_GIVEN DATA:_
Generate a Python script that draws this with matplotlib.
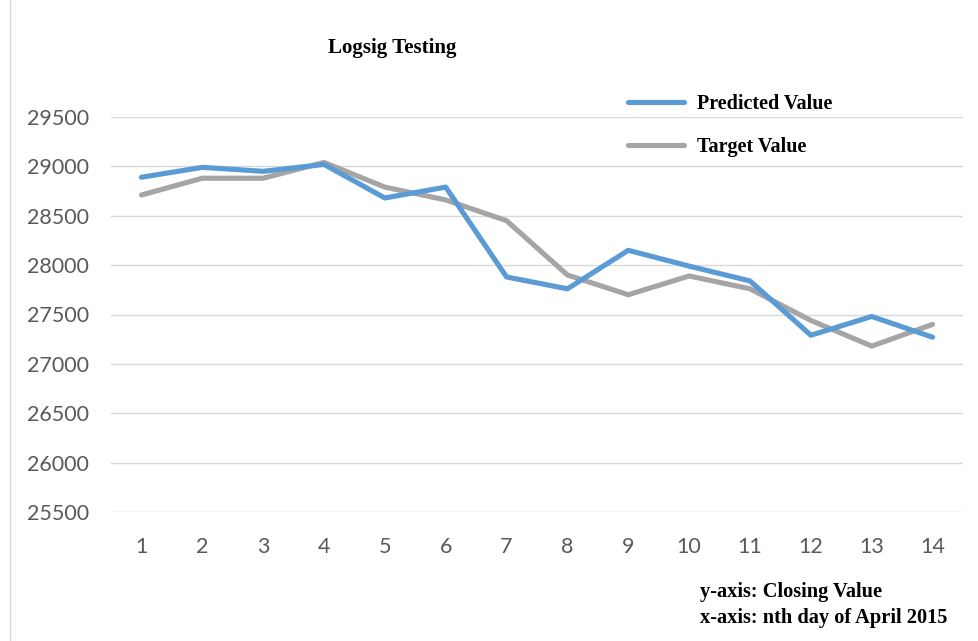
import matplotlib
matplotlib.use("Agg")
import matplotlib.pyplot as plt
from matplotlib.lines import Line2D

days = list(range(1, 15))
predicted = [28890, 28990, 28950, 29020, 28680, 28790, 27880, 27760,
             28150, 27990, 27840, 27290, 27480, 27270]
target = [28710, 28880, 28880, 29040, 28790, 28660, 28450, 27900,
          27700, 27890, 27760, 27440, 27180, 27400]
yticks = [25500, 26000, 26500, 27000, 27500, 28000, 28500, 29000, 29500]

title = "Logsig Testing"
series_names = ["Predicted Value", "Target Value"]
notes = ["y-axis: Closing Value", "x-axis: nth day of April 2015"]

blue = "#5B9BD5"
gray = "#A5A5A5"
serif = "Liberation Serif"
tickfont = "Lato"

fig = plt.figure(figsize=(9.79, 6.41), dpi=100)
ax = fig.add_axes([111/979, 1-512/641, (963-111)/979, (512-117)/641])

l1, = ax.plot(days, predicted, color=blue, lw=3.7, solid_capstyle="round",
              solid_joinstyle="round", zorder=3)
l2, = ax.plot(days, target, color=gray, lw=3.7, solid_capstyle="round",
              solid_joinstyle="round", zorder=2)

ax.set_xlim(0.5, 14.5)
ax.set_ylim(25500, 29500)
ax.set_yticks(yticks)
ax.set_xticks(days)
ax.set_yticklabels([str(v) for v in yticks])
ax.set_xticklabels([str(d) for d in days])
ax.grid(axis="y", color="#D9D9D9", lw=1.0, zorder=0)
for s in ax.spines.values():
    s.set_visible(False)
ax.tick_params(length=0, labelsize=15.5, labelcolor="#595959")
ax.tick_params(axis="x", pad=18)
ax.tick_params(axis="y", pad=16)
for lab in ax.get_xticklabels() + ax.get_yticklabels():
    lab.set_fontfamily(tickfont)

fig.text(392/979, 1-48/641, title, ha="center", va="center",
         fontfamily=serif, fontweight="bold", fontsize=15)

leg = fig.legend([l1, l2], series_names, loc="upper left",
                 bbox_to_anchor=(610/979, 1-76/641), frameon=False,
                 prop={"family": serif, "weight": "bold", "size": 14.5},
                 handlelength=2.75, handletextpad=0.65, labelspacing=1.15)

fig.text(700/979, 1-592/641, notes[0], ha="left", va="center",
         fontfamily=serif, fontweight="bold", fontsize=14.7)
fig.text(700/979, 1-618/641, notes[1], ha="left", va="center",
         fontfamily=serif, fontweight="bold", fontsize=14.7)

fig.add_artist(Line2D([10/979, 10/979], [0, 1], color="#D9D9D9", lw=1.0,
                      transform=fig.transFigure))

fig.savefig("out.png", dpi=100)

_SHORT TASK:_
Return the full material word for word. Do not include the pictures.

_REPLY:_
Generate a Python script that draws this with matplotlib.
import matplotlib
matplotlib.use("Agg")
import matplotlib.pyplot as plt
from matplotlib.lines import Line2D

days = list(range(1, 15))
predicted = [28890, 28990, 28950, 29020, 28680, 28790, 27880, 27760,
             28150, 27990, 27840, 27290, 27480, 27270]
target = [28710, 28880, 28880, 29040, 28790, 28660, 28450, 27900,
          27700, 27890, 27760, 27440, 27180, 27400]
yticks = [25500, 26000, 26500, 27000, 27500, 28000, 28500, 29000, 29500]

title = "Logsig Testing"
series_names = ["Predicted Value", "Target Value"]
notes = ["y-axis: Closing Value", "x-axis: nth day of April 2015"]

blue = "#5B9BD5"
gray = "#A5A5A5"
serif = "Liberation Serif"
tickfont = "Lato"

fig = plt.figure(figsize=(9.79, 6.41), dpi=100)
ax = fig.add_axes([111/979, 1-512/641, (963-111)/979, (512-117)/641])

l1, = ax.plot(days, predicted, color=blue, lw=3.7, solid_capstyle="round",
              solid_joinstyle="round", zorder=3)
l2, = ax.plot(days, target, color=gray, lw=3.7, solid_capstyle="round",
              solid_joinstyle="round", zorder=2)

ax.set_xlim(0.5, 14.5)
ax.set_ylim(25500, 29500)
ax.set_yticks(yticks)
ax.set_xticks(days)
ax.set_yticklabels([str(v) for v in yticks])
ax.set_xticklabels([str(d) for d in days])
ax.grid(axis="y", color="#D9D9D9", lw=1.0, zorder=0)
for s in ax.spines.values():
    s.set_visible(False)
ax.tick_params(length=0, labelsize=15.5, labelcolor="#595959")
ax.tick_params(axis="x", pad=18)
ax.tick_params(axis="y", pad=16)
for lab in ax.get_xticklabels() + ax.get_yticklabels():
    lab.set_fontfamily(tickfont)

fig.text(392/979, 1-48/641, title, ha="center", va="center",
         fontfamily=serif, fontweight="bold", fontsize=15)

leg = fig.legend([l1, l2], series_names, loc="upper left",
                 bbox_to_anchor=(610/979, 1-76/641), frameon=False,
                 prop={"family": serif, "weight": "bold", "size": 14.5},
                 handlelength=2.75, handletextpad=0.65, labelspacing=1.15)

fig.text(700/979, 1-592/641, notes[0], ha="left", va="center",
         fontfamily=serif, fontweight="bold", fontsize=14.7)
fig.text(700/979, 1-618/641, notes[1], ha="left", va="center",
         fontfamily=serif, fontweight="bold", fontsize=14.7)

fig.add_artist(Line2D([10/979, 10/979], [0, 1], color="#D9D9D9", lw=1.0,
                      transform=fig.transFigure))

fig.savefig("out.png", dpi=100)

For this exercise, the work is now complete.